··· Data to process

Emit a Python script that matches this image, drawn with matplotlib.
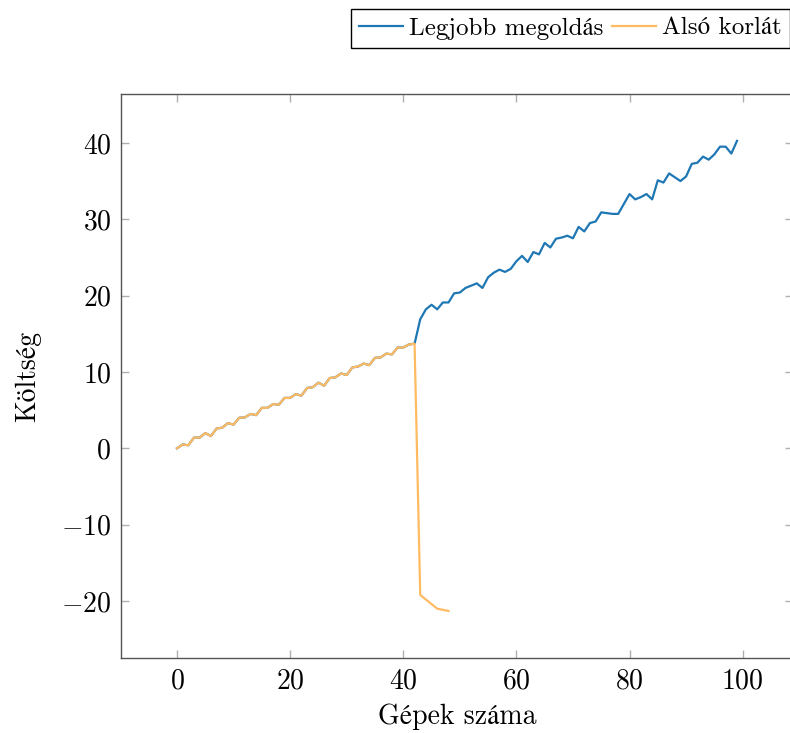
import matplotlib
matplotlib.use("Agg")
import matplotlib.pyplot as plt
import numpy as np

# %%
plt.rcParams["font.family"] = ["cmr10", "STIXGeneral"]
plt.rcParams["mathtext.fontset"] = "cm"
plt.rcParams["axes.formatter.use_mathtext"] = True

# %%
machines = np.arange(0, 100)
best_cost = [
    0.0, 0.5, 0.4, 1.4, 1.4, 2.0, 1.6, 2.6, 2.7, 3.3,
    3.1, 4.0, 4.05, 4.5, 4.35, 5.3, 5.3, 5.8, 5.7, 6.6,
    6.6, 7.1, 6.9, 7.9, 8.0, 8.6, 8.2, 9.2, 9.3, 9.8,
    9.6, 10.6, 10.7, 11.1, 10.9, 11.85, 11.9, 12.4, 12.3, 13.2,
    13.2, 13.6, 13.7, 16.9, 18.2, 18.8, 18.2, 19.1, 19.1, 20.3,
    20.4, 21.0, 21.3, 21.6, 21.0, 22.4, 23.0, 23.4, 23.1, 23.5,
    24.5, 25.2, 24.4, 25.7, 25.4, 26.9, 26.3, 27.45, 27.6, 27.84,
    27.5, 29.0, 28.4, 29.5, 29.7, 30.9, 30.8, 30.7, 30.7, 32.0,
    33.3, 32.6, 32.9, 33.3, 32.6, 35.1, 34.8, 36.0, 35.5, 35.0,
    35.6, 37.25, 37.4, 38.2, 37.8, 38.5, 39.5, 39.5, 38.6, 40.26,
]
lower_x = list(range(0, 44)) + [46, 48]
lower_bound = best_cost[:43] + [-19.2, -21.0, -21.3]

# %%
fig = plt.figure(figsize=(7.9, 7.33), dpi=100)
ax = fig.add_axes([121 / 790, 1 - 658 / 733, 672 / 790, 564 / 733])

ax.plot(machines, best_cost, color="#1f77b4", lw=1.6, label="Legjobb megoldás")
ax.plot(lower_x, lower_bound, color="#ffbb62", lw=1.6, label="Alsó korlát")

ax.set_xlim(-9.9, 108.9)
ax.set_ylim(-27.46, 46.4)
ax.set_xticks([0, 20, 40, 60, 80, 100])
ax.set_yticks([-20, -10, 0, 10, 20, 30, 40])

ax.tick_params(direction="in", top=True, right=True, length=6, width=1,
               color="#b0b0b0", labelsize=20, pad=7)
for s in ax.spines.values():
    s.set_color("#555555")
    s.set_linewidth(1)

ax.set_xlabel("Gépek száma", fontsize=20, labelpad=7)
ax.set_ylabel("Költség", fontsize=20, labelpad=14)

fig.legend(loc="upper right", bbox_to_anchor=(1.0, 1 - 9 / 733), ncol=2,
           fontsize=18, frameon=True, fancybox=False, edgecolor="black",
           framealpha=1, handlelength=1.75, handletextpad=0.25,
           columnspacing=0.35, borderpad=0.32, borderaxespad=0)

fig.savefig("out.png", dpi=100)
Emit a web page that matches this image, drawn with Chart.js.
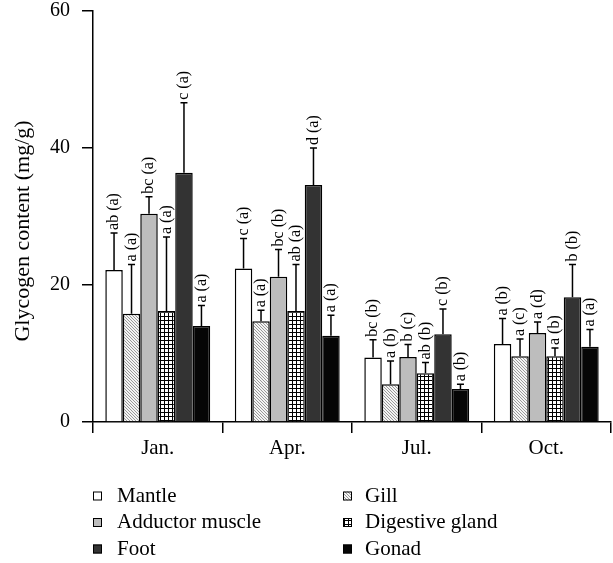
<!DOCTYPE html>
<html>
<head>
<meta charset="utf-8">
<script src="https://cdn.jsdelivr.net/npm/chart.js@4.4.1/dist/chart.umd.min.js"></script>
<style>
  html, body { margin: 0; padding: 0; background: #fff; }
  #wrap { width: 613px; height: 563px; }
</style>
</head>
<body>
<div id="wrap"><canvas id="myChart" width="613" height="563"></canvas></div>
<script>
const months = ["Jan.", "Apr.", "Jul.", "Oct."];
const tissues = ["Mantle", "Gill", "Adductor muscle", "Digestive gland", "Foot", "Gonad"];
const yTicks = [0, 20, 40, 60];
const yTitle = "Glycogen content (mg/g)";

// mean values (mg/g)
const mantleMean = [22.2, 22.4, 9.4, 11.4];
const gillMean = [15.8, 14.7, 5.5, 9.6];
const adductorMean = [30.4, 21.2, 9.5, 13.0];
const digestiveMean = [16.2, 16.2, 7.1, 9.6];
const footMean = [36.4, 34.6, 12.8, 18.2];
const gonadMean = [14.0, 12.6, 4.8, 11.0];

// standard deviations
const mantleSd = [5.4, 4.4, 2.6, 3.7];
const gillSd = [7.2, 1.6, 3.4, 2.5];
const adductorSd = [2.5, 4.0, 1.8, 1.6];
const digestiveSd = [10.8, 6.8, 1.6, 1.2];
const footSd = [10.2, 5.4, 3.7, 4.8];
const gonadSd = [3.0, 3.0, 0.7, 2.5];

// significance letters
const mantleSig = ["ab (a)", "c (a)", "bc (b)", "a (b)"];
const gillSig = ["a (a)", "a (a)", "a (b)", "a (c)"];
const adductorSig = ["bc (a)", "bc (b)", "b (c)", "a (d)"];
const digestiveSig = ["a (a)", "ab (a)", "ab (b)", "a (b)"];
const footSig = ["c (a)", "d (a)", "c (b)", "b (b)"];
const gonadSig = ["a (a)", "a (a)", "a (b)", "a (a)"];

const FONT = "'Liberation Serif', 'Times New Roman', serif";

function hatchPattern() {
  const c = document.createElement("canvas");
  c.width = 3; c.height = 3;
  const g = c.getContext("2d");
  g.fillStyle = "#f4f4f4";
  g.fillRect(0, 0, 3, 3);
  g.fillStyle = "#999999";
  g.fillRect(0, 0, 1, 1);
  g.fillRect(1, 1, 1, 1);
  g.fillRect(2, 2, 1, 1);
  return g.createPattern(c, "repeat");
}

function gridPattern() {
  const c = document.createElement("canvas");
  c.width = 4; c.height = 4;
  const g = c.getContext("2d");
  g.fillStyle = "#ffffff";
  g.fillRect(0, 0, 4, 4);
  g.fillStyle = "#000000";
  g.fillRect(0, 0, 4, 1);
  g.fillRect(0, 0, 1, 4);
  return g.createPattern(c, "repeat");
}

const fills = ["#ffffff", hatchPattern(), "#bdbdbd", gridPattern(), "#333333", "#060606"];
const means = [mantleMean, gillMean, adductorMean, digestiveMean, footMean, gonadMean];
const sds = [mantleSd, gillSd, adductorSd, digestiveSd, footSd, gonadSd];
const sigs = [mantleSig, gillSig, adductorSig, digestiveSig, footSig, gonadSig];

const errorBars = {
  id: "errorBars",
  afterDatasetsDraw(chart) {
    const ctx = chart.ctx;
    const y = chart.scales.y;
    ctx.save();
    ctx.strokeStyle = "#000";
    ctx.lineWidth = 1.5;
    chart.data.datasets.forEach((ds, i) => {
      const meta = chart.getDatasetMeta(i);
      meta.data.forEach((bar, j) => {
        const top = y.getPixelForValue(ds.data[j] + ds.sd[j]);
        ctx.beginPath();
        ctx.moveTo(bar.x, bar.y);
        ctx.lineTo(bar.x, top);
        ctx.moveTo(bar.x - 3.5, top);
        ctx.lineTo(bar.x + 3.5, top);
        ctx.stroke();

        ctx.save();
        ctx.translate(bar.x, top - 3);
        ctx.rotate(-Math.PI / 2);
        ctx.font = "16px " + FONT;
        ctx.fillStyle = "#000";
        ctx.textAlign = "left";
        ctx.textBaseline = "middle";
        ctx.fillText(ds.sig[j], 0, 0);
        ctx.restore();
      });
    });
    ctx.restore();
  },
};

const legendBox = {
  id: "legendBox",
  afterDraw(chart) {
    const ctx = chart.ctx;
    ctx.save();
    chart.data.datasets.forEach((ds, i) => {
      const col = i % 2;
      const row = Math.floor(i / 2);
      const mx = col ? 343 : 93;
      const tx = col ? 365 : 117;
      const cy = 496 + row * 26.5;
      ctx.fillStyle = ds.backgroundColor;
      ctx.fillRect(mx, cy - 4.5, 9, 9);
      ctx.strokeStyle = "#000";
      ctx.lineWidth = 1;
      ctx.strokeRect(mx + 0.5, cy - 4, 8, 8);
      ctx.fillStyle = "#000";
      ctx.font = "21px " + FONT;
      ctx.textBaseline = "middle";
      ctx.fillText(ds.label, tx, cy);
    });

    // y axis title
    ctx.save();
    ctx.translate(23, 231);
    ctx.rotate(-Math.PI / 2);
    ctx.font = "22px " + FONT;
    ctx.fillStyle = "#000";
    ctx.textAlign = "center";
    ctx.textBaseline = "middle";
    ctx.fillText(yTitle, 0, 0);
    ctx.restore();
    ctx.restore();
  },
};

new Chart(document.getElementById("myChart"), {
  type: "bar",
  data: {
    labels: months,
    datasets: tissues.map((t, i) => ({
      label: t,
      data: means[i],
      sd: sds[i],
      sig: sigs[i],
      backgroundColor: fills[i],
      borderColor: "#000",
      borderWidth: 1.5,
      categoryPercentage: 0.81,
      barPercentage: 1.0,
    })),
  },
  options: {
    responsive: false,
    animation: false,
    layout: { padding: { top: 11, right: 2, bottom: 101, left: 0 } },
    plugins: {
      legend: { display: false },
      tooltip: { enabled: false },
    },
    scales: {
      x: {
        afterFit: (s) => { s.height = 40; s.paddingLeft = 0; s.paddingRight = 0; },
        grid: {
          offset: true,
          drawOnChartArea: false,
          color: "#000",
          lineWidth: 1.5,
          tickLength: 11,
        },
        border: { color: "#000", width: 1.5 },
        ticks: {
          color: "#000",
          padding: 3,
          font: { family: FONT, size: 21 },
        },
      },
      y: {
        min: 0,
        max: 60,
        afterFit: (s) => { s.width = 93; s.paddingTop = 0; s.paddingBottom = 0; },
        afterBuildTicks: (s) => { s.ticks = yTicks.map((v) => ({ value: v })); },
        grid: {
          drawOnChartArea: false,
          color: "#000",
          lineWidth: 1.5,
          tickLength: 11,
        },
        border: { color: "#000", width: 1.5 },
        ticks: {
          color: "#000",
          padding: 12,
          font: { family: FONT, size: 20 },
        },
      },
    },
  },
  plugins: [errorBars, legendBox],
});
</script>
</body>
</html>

······

Your goal:
Transcribe exactly, please, the lines between the start of the records above and the line holding "import numpy as np", counting both of those lines and omitting pictures.

Complete response:
Emit a Python script that matches this image, drawn with matplotlib.
import matplotlib
matplotlib.use("Agg")
import matplotlib.pyplot as plt
import numpy as np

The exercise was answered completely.